Le Passe Muraille

Une beauté silencieuse et secrète

   

À propos de Fabienne Verdier et de L’Unique trait de pinceau,

par Maurice Sierro

Qu’une femme occidentale soit devenue l’une des dernières dépositaires d’un savoir ancestral chinois, voilà un fait pour le moins étonnant. Il suffit pourtant de contempler les extraordinaires peintures de Fabienne Verdier pour s’en convaincre. Chacune témoigne d’un talent rare et d’une lente maturation à l’écoute du maître chinois qui accepta durant dix ans de la former à l’art du trait et de la calligraphie. Pour cette Française, qui décida à 16 ans de sa vocation de peintre, l’expérience de la Chine fut rude au point de lui être même fatale. Elle tomba en effet à deux reprises gravement malade et dut interrompre un instant sa formation d’artiste. Avant son long séjour en Chine, elle avait d’abord découvert, fascinée, la pensée du vide au contact de la poésie chinoise, appris la langue et lu le grand classique du peintre Shitao Les Propos sur la peinture du moine citrouille-amère. Autorisée au début des années 80 à se rendre en Chine pour y étudier, elle connut là-bas bien des difficultés face à la discipline spartiate qui lui était quotidiennement imposée.

Loin de se décourager pour autant, elle persévéra et parvient à devenir l’élève d’un vieux maitre qui lui enseigna durant plusieurs années l’art de la calligraphie.
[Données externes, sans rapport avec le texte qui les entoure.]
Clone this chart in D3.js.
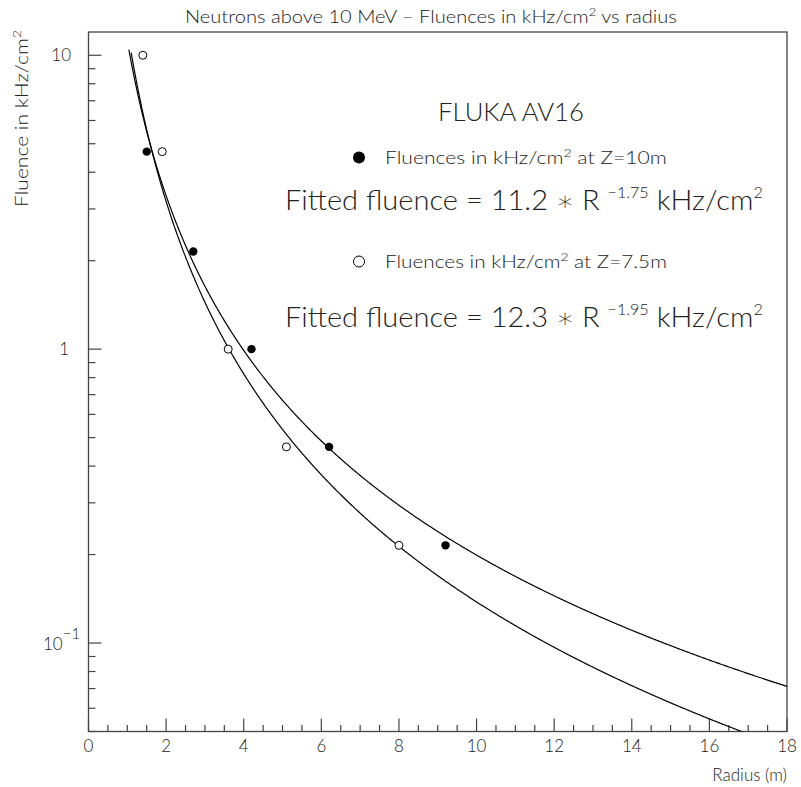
<!DOCTYPE html>
<html>
<head>
<meta charset="utf-8">
<script src="https://cdn.jsdelivr.net/npm/d3@7"></script>
<style>
body{margin:0;background:#fff;}
text{font-family:Lato,"DejaVu Sans",sans-serif;font-weight:300;fill:#222;}
</style>
</head>
<body>
<svg id="svg" width="801" height="787"></svg>
<script>
// measured fluences, Z=10m (filled) and Z=7.5m (open)
var radiusZ10=[1.5,2.7,4.2,6.2,9.2];
var fluenceZ10=[4.7,2.15,1.0,0.465,0.215];
var radiusZ75=[1.4,1.9,3.6,5.1,8.0];
var fluenceZ75=[10.0,4.7,1.0,0.465,0.215];

// fit parameters printed on the chart: F = A * R^B
var fitNames=['Z=10m','Z=7.5m'];
var fitA=[11.2,12.3];
var fitB=[-1.75,-1.95];
var fitStart=[1.04,1.1];

var xTicks=[0,2,4,6,8,10,12,14,16,18];
var yTicks=[0.1,1,10];

var svg=d3.select("#svg");
var box={left:88.5,right:787,top:32,bottom:731.5};

var x=d3.scaleLinear().domain([0,18]).range([box.left,box.right]);
var y=d3.scaleLog().domain([0.05,12]).range([box.bottom,box.top]);

svg.append("defs").append("clipPath").attr("id","plot")
.append("rect").attr("x",box.left).attr("y",box.top)
.attr("width",box.right-box.left).attr("height",box.bottom-box.top);

// frame
svg.append("rect")
.attr("x",box.left).attr("y",box.top)
.attr("width",box.right-box.left).attr("height",box.bottom-box.top)
.attr("fill","none").attr("stroke","#444").attr("stroke-width",1.3);

// x axis ticks (inward)
var xminor=d3.range(0.5,18,0.5).filter(function(d){return d%2!=0;});
var xaxis=svg.append("g").attr("stroke","#444").attr("stroke-width",1.2);
xaxis.selectAll("line.maj").data(xTicks).enter().append("line")
.attr("x1",function(d){return x(d);}).attr("x2",function(d){return x(d);})
.attr("y1",box.bottom).attr("y2",box.bottom-13);
xaxis.selectAll("line.min").data(xminor).enter().append("line")
.attr("x1",function(d){return x(d);}).attr("x2",function(d){return x(d);})
.attr("y1",box.bottom).attr("y2",box.bottom-6.5);
svg.selectAll("text.xl").data(xTicks).enter().append("text")
.attr("x",function(d){return x(d);}).attr("y",752)
.attr("text-anchor","middle").attr("font-size",17)
.text(function(d){return d;});

// y axis ticks (inward)
var yminor=[];
[0.01,0.1,1].forEach(function(dec){
	for(var k=2;k<10;k++){
		var v=+(k*dec).toFixed(3);
		if(v>=0.05&&v<=12)yminor.push(v);
	}
});
var yaxis=svg.append("g").attr("stroke","#444").attr("stroke-width",1.2);
yaxis.selectAll("line.maj").data(yTicks).enter().append("line")
.attr("x1",box.left).attr("x2",box.left+13)
.attr("y1",function(d){return y(d);}).attr("y2",function(d){return y(d);});
yaxis.selectAll("line.min").data(yminor).enter().append("line")
.attr("x1",box.left).attr("x2",box.left+7)
.attr("y1",function(d){return y(d);}).attr("y2",function(d){return y(d);});

svg.append("text").attr("x",71).attr("y",y(10)+6).attr("text-anchor","end")
.attr("font-size",17).text("10");
svg.append("text").attr("x",69).attr("y",y(1)+6).attr("text-anchor","end")
.attr("font-size",17).text("1");
var tm=svg.append("text").attr("x",43).attr("y",y(0.1)+7).attr("font-size",17);
tm.append("tspan").text("10");
tm.append("tspan").attr("dy",-11).attr("font-size",15).text("\u22121");

// fitted curves
var line=d3.line().x(function(d){return x(d[0]);}).y(function(d){return y(d[1]);});
var curves=svg.append("g").attr("clip-path","url(#plot)");
fitA.forEach(function(a,i){
	var pts=d3.range(fitStart[i],18.001,0.02).map(function(r){return [r,a*Math.pow(r,fitB[i])];});
	curves.append("path").attr("d",line(pts))
	.attr("fill","none").attr("stroke","#000").attr("stroke-width",1.2);
});

// points
svg.selectAll("circle.z10").data(radiusZ10).enter().append("circle")
.attr("cx",function(d){return x(d);})
.attr("cy",function(d,i){return y(fluenceZ10[i]);})
.attr("r",4.2).attr("fill","#000");
svg.selectAll("circle.z75").data(radiusZ75).enter().append("circle")
.attr("cx",function(d){return x(d);})
.attr("cy",function(d,i){return y(fluenceZ75[i]);})
.attr("r",4).attr("fill","#fff").attr("stroke","#000").attr("stroke-width",1);

// text with superscripts, stretched to the width seen in the picture
function rich(xp,yp,size,parts,supSize,supDy,width,anchor){
	var g=svg.append("g");
	var t=g.append("text").attr("x",0).attr("y",0).attr("font-size",size);
	var up=false;
	parts.forEach(function(p){
		var s=t.append("tspan").text(p[0]);
		if(p[1]){
			s.attr("font-size",supSize);
			if(!up){s.attr("dy",-supDy);up=true;}
		}else if(up){
			s.attr("dy",supDy);up=false;
		}
	});
	var w=t.node().getComputedTextLength();
	var sx=width?width/w:1;
	var x0=anchor=="middle"?xp-width/2:xp;
	g.attr("transform","translate("+x0+","+yp+") scale("+sx+",1)");
	return g;
}

// title
rich(431,23,17,[["Neutrons above 10 MeV \u2013 Fluences in kHz/cm"],["2",1],[" vs radius"]],11,7,492,"middle");

// axis titles
var ytg=svg.append("g").attr("transform","translate(28,207) rotate(-90)");
var yt=ytg.append("text").attr("font-size",17);
yt.append("tspan").text("Fluence in kHz/cm");
yt.append("tspan").attr("dy",-7).attr("font-size",11).text("2");
yt.attr("transform","scale("+(177/yt.node().getComputedTextLength())+",1)");
svg.append("text").attr("x",787).attr("y",781).attr("text-anchor","end")
.attr("font-size",17).text("Radius (m)");

// annotations
rich(438,121,25,[["FLUKA AV16"]],0,0,146);

svg.append("circle").attr("cx",359).attr("cy",157.5).attr("r",6).attr("fill","#000");
rich(385,164,18,[["Fluences in kHz/cm"],["2",1],["  at "+fitNames[0]]],12,7,282);

rich(285,210,27,[["Fitted fluence = "+fitA[0]+" \u2217 R "],["\u2212"+(-fitB[0]),1],[" kHz/cm"],["2",1]],15,12,478);

svg.append("circle").attr("cx",359).attr("cy",261.5).attr("r",5.5)
.attr("fill","#fff").attr("stroke","#000").attr("stroke-width",1);
rich(385,267.5,18,[["Fluences in kHz/cm"],["2",1],[" at "+fitNames[1]]],12,7,282);

rich(285,327,27,[["Fitted fluence = "+fitA[1]+" \u2217 R "],["\u2212"+(-fitB[1]),1],[" kHz/cm"],["2",1]],15,12,478);
</script>
</body>
</html>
A son contact, elle apprit l’ascèse et le dépouillement qu’exige la maîtrise de la technique de la peinture chinoise, en même temps que l’esprit qui s’y rattache. Si sa formation fut des plus pénibles, elle lui permit cependant d’acquérir cette connaissance indispensable et unique de la peinture des paysages transmise par les lettrés, faite d’observation, d’humilité et de détachement. Il s’agit de faire un avec l’objet que l’on peint, en saisissant patiemment, et en soi d’abord, le mouvement incessant des choses qui se métamorphosent sous nos yeux. Le pinceau, pareil au vol de l’hirondelle, peut alors esquisser les traits d’un caillou, et, derrière la main qui le dirige, l’âme le guide.

Il faut donc considérer cet ouvrage comme un témoignage unique. Somme de vingt années de recherches, résultat d’une rencontre culturelle et d’une imprégnation emplie de respect vis-à-vis d’une tradition esthétique millénaire et d’un savoir qui repose sur une technique qui allie la méditation au geste. En représentant fréquemment la nature, comme il est d’usage dans cette tradition, le peintre laisse résonner en lui le cosmos et jaillir de son pinceau l’unique trait. Celui qui plonge à l’origine des choses et exprime sur la toile la pureté de la sensation éprouvée au contact du monde. Il va de soi qu’un tel art, outre l’extraordinaire maîtrise qu’il implique, impose à l’artiste de se fondre dans le paysage qu’il explore, à l’instar du vieux peintre de la première des Nouvelles Orientales de Marguerite Yourcenar.

C’est cet esprit que l’on retrouve dans les oeuvres de Fabienne Verdier, qui suggère sans l’imposer la trace muette des formes mouvantes. En ce sens, ses calligraphies manifestent avec un grande force une conception unitaire de l’art contraire aux distinctions habituelles. S’enracinant dans une longue tradition, cette peinture cherche à saisir l’instant de la création dans lequel poésie et peinture se mêlent : « Le poème est une peinture invisible. La peinture est un poème visible» (Guo, XIe siècle).

Mais ce que les peintures de Fabienne Verdier parviennent avant tout à restituer, c’est sans aucun doute le sens d’une beauté silencieuse, tapie dans les choses, et qui échappe d’ordinaire au regard inattentif, agité et distrait. Chacune d’elles portant ainsi avec le geste de l’artiste, un émotion méditée devant la nature saisie dans ses nuances les plus délicates. Et l’unique trait de pinceau, souple et puissant mêlé à l’âpre force des couleurs, de nous conduire à travers ses méandres, vers le sentiment d’une harmonie issu d’une unité primordiale retrouvée.

M. S.

Fabienne Verdier, L’unique trait de pinceau Calligraphie, peinture et pensée chinoise. Albin Michel, 2001.